# hetzlesberg?



## dubbel (4. Juni 2002)

was gibt's da in hetzles?
lohnt sich das?


----------



## Kersbacher (4. Juni 2002)

kommt drauf an, was du fahren willst.
Trails und Schotterdownhills bis zum Abwinken.
Haben wir gerade zu einem unserer Lieblingsreviere erklärt


----------



## MTB-News.de




----------



## dubbel (4. Juni 2002)

frage also beantwortet, danke.
und wo?
finde ich das? braucht man nen local?


----------



## Kersbacher (4. Juni 2002)

es gibt viele Touren, Trails und Abfahrten um den ganzen Berg drumherum.
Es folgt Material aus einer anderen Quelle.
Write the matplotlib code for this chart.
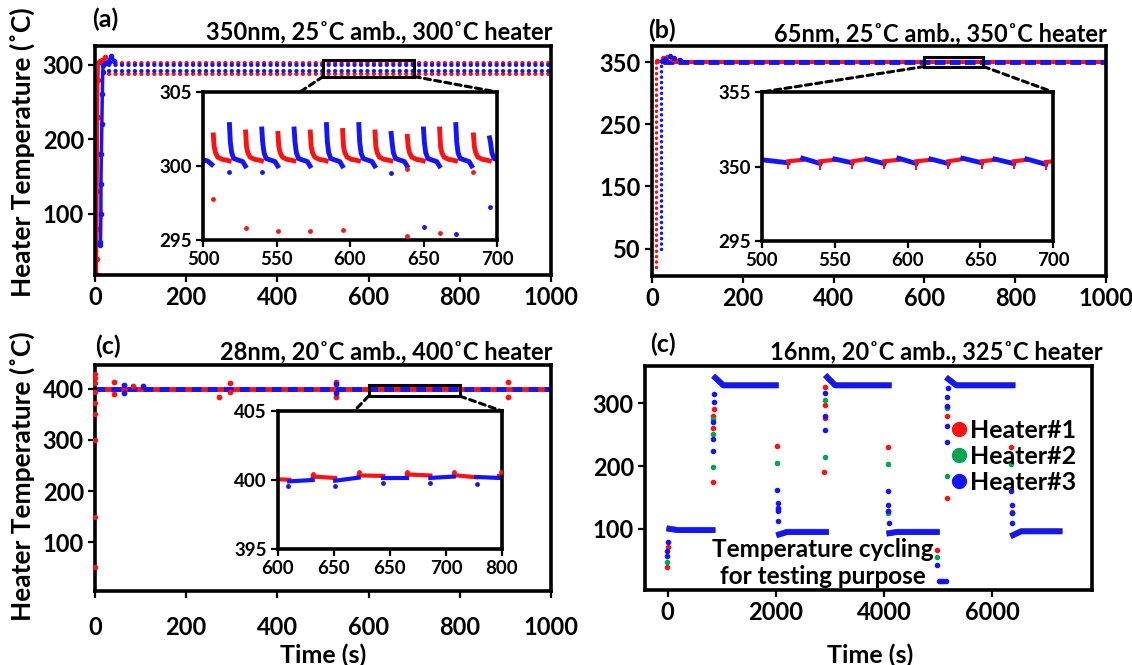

Ein local ist sinnvoll, ansonsten musste halt suchen und Glück haben, die richtigen Sachen zu finden.


----------



## Highlander (5. Juni 2002)

hallo!!

Liegt hetzelsberg bei hetzelsdorf wo es das gut bier gibt?  
Gruß highlander


----------



## Kersbacher (5. Juni 2002)

...da es ja in Franken in jedem Dorf ein gutes Bier gibt, hast du recht.
Der Berg ist aber der Hetzleser Berg, also der Berg bei Hetzles bei Neunkirchen, nebenan liegt Effeltreich, dann Poxdorf, dann das sagenumwobene Dorf Kersbach, aber nich direkt am Berg.


----------



## Rootboy (14. Juni 2002)

Hetzles Mountain find ich Klasse smarte Uphills und hardcore Downhills...
Der Hetzles Downhill is einer der Besten die ich in unsere Umgebung kenne, ok Leutenbach rockt noch ein bischen mehr.
Fahr in Hetzles bis fast zu Waldschänke hoch, rechts geht dann ein Schotterweg weg,  diesen fährst du schön langsam entlang und achte dabei auf die rechte Seite, nach ca 200-300m geht ein kleiner Trail rechtsrunter...folge diesen und aus dem Verblockten wurzeltrail wird ne Bobbahn, yeah.
du wirst es nicht bereuen denn da sind drei Drops drinne bei dennen du logga bis 5 m we3it fliegen kannst *G* aber pass auf beim 3 Drop da kannst dich übelst abschiessen vorrausgestetzt du traust ihn dir Springen.
so denn Hals und Beinbruch


----------



## Tom:-) (14. Juni 2002)

die ganzen hohlwege auf allen seiten, sowie einige trails die direkt oben am rundweg um die kalksteinkante abzweigen.

augen auf beim fahren!


----------



## Stylo77 (15. Juni 2002)

Die DH - Freaks fahren heute um 5 wieder in Hetzles !
Wer Intresse hat einfach vorbeischauen !
Wir shutteln auch hoch


----------



## Rootboy (15. Juni 2002)

Schade, Schade jetzt is fast 8 und ich hätte euch echt mal gerne gesehen wie ihr den 3 Drop nehmt...des nächste mal nen Tag vorher posten dann bin ich auch am Start...


----------



## OliRay (24. Juni 2013)

Haaaalllloooooo


----------



## MTB-News.de




----------



## Tom:-) (25. Juni 2013)

hilfe ein zombie


----------



## SIRJ (25. Juni 2013)

OliRay schrieb:


> Haaaalllloooooo



Ja


----------



## OliRay (26. Juni 2013)

Hi miteinander, wollte mal sehen ob hier noch jemand herumirrt seit 2002. Hab mir die Downhillstrecke mal wieder angesehen. War da 4 Jahre nicht und wollte mal sehen ob dort noch jemand fährt. Sah nicht so aus, allerdings ist die Strecke in sehr gutem Zustand, somit kônnte auch das Wasser dran Schuld sein das aus unbestimmter Höhe regelmäßig nach unten kommt.


----------